- Title card
- Directed by: Mouli
- Screenplay by: Janardhana Maharshi
- Produced by: TVD Prasad
- Starring: Jayasudha Nassar Anand Nagendra Babu Chinna Raja Ravindra
- Cinematography: V. Srinivasa Reddy
- Music by: Ramesh
- Release date: 1995;
- Country: India
- Language: Telugu

= Aunty (film) =

Aunty is a 1995 Indian Telugu language romantic comedy drama film directed by Mouli. The film stars Jayasudha, Nassar, Anand, Chinna and Raja Ravindra.

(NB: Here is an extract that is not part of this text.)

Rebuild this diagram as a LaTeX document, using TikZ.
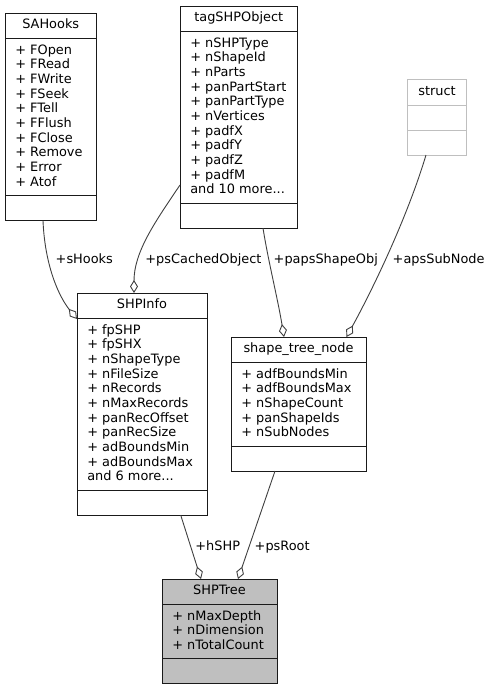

It is remade into Kannada in 2001 as Aunty Preethse.

==Plot==
The story revolves around three young men who fall in love with a pretty older woman who had moved into their neighbourhood.

== Soundtrack ==
Soundtrack was composed by Ramesh.

| Song | Artist(s) |
|---|---|
| "Chick Mango" | Mano, Ramesh |
| "Oka Tariki" | Chitra |
| "Pillabhale" | Mano, Swarnalatha |
| "Tala Tala" | S. P. Balasubrahmanyam |
| "Dimba Dimbaro" | Mano |

== Reception ==
Griddaluru Gopalrao of Zamin Ryot wrote that the aunty character named Jyothi gave life to the film and concluded that this is an forgettable role in Jayasudha's acting career. The reviewer also praised the performance of other members of the cast (Anand, Raja Ravindra and Brahmanandam), the music and the cinematography.